Thursday, September 19, 2013

Summer Scramble Eggs

The tomato, fabulous nutritious fruit known as a vegetable. It's hard to believe that such a widely used food source was once considered deadly poisonous. Available year round in fresh and preserved forms, there is no shortage of uses for this versatile "vegetable."
The tomato is native to western South America and Central America. In 1519, Cortez discovered tomatoes growing in Montezuma's gardens and brought seeds back to Europe where they were planted as ornamental curiosities, but not eaten.

Most likely the first variety to reach Europe was yellow in color, since in Spain and Italy they were known as pomi d'oro, meaning yellow apples. Italy was the first to embrace and cultivate the tomato outside South America.
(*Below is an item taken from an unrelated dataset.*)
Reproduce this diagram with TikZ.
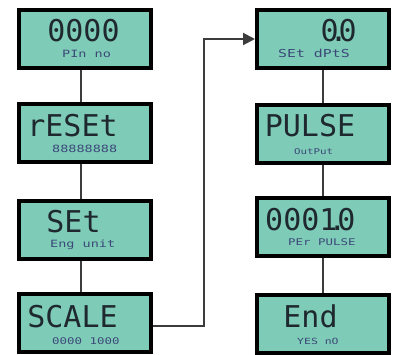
\documentclass[tikz,border=0pt]{standalone}
\usepackage{fontspec}
\newfontfamily\lcdbig{DejaVu Sans Mono}
\newfontfamily\lcdsmall[FakeStretch=1.35]{DejaVu Sans Mono}
\usetikzlibrary{arrows.meta}
\definecolor{lcd}{RGB}{126,204,184}
\definecolor{segdark}{RGB}{30,40,46}
\definecolor{segsmall}{RGB}{60,72,120}
\definecolor{wire}{RGB}{60,60,60}
\begin{document}
\begin{tikzpicture}[x=1pt,y=-1pt,
  lcdbox/.style={draw=black,line width=4pt,fill=lcd,rectangle,minimum width=132pt,minimum height=58pt,inner sep=0pt},
  bigtxt/.style={inner sep=0pt,text=segdark,text height=22pt,text depth=0pt,font=\lcdbig\fontsize{30}{30}\selectfont},
  smalltxt/.style={inner sep=0pt,text=segsmall,anchor=base west,text height=7pt,text depth=1pt},
  wireline/.style={draw=wire,line width=2pt}]
\useasboundingbox (0,0) rectangle (394,354);
% boxes
\node[lcdbox] (l1) at (85,39) {};
\node[lcdbox] (l2) at (85,133) {};
\node[lcdbox] (l3) at (85,229.5) {};
\node[lcdbox] (l4) at (85,323) {};
\node[lcdbox] (r1) at (323,39) {};
\node[lcdbox] (r2) at (323,133.5) {};
\node[lcdbox] (r3) at (323,227) {};
\node[lcdbox] (r4) at (323,324) {};
% connectors
\coordinate (cl) at (81,0);
\coordinate (turn) at (204,0);
\draw[wireline] (cl |- l1.south) -- (cl |- l2.north);
\draw[wireline] (cl |- l2.south) -- (cl |- l3.north);
\draw[wireline] (cl |- l3.south) -- (cl |- l4.north);
\draw[wireline] (r1.south) -- (r2.north);
\draw[wireline] (r2.south) -- (r3.north);
\draw[wireline] (r3.south) -- (r4.north);
\coordinate (sc) at (0,326);
\coordinate (ar) at (0,39);
\draw[wireline,-{Triangle[length=12pt,width=12pt]}] (l4.east |- sc) -- (turn |- sc) -- (turn |- ar) -- (r1.west |- ar);
% big texts
\node[bigtxt,anchor=base] (t1) at (83.5,41) {0000};
\node[bigtxt,anchor=base] (t2) at (72.5,136.5) {rESEt};
\node[bigtxt,anchor=base] (t3) at (73.5,232.5) {SEt};
\node[bigtxt,anchor=base] (t4) at (72.5,327) {SCALE};
\node[bigtxt,anchor=base east] (t5) at (357,41.5) {0\makebox[0pt]{.}0};
\node[bigtxt,anchor=base] (t6) at (310,136) {PULSE};
\node[bigtxt,anchor=base west] (t7) at (265,230) {0001\makebox[0pt]{.}0};
\node[bigtxt,anchor=base] (t8) at (310.5,327) {End};
% small texts
\node[smalltxt,font=\lcdsmall\fontsize{10}{10}\selectfont] (s1) at (62,57) {PIn no};
\node[smalltxt,font=\lcdsmall\fontsize{10}{10}\selectfont] (s2) at (52,152.5) {88888888};
\node[smalltxt,font=\lcdsmall\fontsize{10}{10}\selectfont] (s3) at (50,247.5) {Eng unit};
\node[smalltxt,font=\lcdsmall\fontsize{9.2}{9.2}\selectfont] (s4) at (52,344) {0000 1000};
\node[smalltxt,font=\lcdsmall\fontsize{11}{11}\selectfont] (s5) at (278,57.5) {SEt dPtS};
\node[smalltxt,font=\lcdsmall\fontsize{8}{8}\selectfont] (s6) at (294,154) {OutPut};
\node[smalltxt,font=\lcdsmall\fontsize{9.2}{9.2}\selectfont] (s7) at (288,245) {PEr PULSE};
\node[smalltxt,font=\lcdsmall\fontsize{8.5}{8.5}\selectfont] (s8) at (297,344) {YES nO};
\end{tikzpicture}
\end{document}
The French referred to the tomato as pommes d'amour, or love apples, as they thought them to have stimulating aphrodisiacal properties.

In 1897, soup mogul, Joesph Campbell came out with condensed tomato soup, a move that set the company on the road to wealth as well as further endearing the tomato to the public.
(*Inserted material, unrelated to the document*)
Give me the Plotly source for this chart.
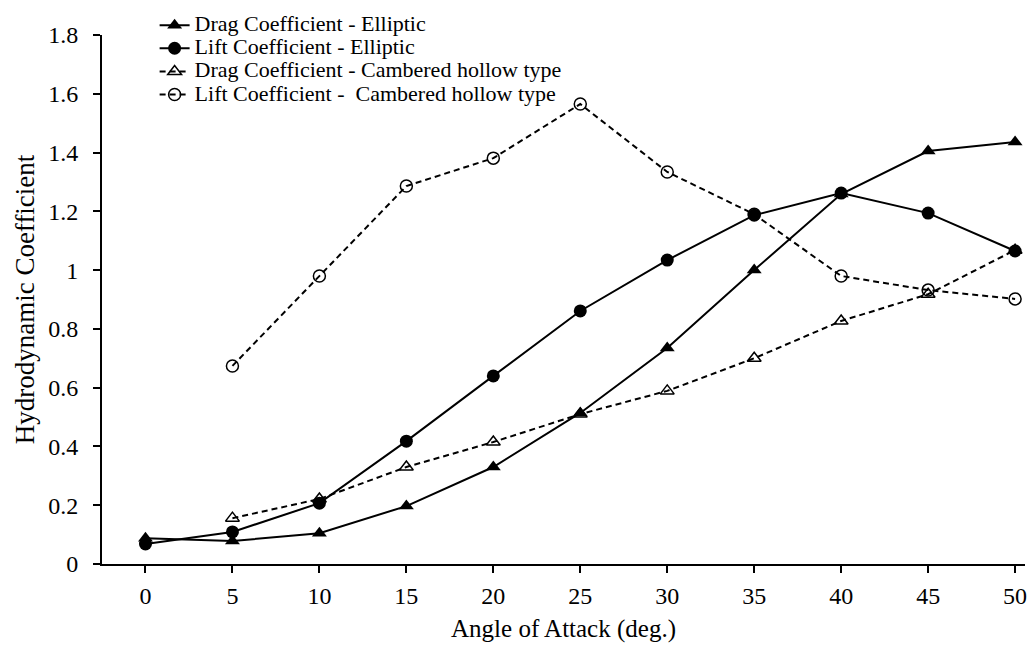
import plotly.graph_objects as go

angles = [0, 5, 10, 15, 20, 25, 30, 35, 40, 45, 50]
angles_camb = [5, 10, 15, 20, 25, 30, 35, 40, 45, 50]
drag_elliptic = [0.088, 0.078, 0.105, 0.197, 0.33, 0.514, 0.735, 1.0, 1.259, 1.405, 1.436]
lift_elliptic = [0.068, 0.109, 0.207, 0.418, 0.64, 0.861, 1.034, 1.187, 1.262, 1.194, 1.065]
drag_cambered = [0.156, 0.221, 0.33, 0.415, 0.51, 0.589, 0.70, 0.827, 0.918, 1.068]
lift_cambered = [0.674, 0.98, 1.286, 1.381, 1.565, 1.334, 1.19, 0.98, 0.932, 0.902]
names = ["Drag Coefficient - Elliptic", "Lift Coefficient - Elliptic",
         "Drag Coefficient - Cambered hollow type", "Lift Coefficient -  Cambered hollow type"]
x_ticks = [0, 5, 10, 15, 20, 25, 30, 35, 40, 45, 50]
y_ticks = [0, 0.2, 0.4, 0.6, 0.8, 1, 1.2, 1.4, 1.6, 1.8]
y_tick_text = ["0", "0.2", "0.4", "0.6", "0.8", "1", "1.2", "1.4", "1.6", "1.8"]

FONT = "Liberation Serif, Times New Roman, serif"


def leg(name):
    return '<span style="font-size:22px">' + name.replace("  ", " &nbsp;") + "</span>"


fig = go.Figure()
fig.add_trace(go.Scatter(x=angles, y=drag_elliptic, name=leg(names[0]), mode="lines+markers",
                         line=dict(color="black", width=2),
                         marker=dict(symbol="triangle-up", size=13, color="black")))
fig.add_trace(go.Scatter(x=angles, y=lift_elliptic, name=leg(names[1]), mode="lines+markers",
                         line=dict(color="black", width=2),
                         marker=dict(symbol="circle", size=13, color="black")))
fig.add_trace(go.Scatter(x=angles_camb, y=drag_cambered, name=leg(names[2]), mode="lines+markers",
                         line=dict(color="black", width=2, dash="6px,4px"),
                         marker=dict(symbol="triangle-up-open", size=12, color="black",
                                     line=dict(width=1.5, color="black"))))
fig.add_trace(go.Scatter(x=angles_camb, y=lift_cambered, name=leg(names[3]), mode="lines+markers",
                         line=dict(color="black", width=2, dash="6px,4px"),
                         marker=dict(symbol="circle-open", size=12, color="black",
                                     line=dict(width=1.5, color="black"))))

fig.update_layout(
    width=1027, height=646,
    margin=dict(l=102, r=0, t=35, b=82),
    paper_bgcolor="white", plot_bgcolor="white",
    font=dict(family=FONT, color="black", size=20),
    showlegend=True,
    legend=dict(x=0.057, y=1.05, xanchor="left", yanchor="top",
                font=dict(family=FONT, size=15.5, color="black"),
                bgcolor="rgba(255,255,255,0)", tracegroupgap=0, itemwidth=30),
    xaxis=dict(range=[-2.5, 50.57], tickvals=x_ticks, ticks="outside", ticklen=7, tickwidth=2,
               tickcolor="black", showline=True, linecolor="black", linewidth=2,
               showgrid=False, zeroline=False, tickfont=dict(size=24), ticklabelstandoff=2,
               ticklabeloverflow="allow",
               title=dict(text="Angle of Attack (deg.)", font=dict(size=25), standoff=12)),
    yaxis=dict(range=[0, 1.8], tickvals=y_ticks, ticktext=y_tick_text, ticks="outside",
               ticklen=7, tickwidth=2, tickcolor="black", showline=True, linecolor="black",
               linewidth=2, showgrid=False, zeroline=False, tickfont=dict(size=24),
               ticklabelstandoff=10,
               title=dict(text="Hydrodynamic Coefficient", font=dict(size=27), standoff=6)),
)

fig.write_html("out.html", config={"displayModeBar": False},
               post_script="document.body.style.margin='0';")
Campbell may have made the tomato soup popular, but the first recipe is credited to Maria Parloa whose 1872 book The Appledore Cook Book describes her tomato chowder.

The high acidic content of the tomato makes it a prime candidate for canning which is one main reasons tomato was canned more than any other fruit or vegetable by the end on 19th century. 
Research Source: About

No need to skip breakfast with this quick and easy recipe for Summer Scramble Eggs.

Summer Scramble Eggs
Copyrighted 2013, Christine’s Pantry. All rights reserved.

2 tablespoons butter
3 large eggs
1/4 teaspoon crushed red pepper
1 teaspoon dried basil
2 tablespoons crumble goat cheese or feta cheese (I used goat cheese - tasty)
1 small tomato, seeds removed and diced
salt, to taste

In a medium size bowl, beat eggs and crushed red pepper. Then add basil, cheese and tomatoes, do not stir.

Using nonstick frying pan, melt butter and cook eggs over low heat, stirring occasionally. Cook until desired consistency. Enjoy!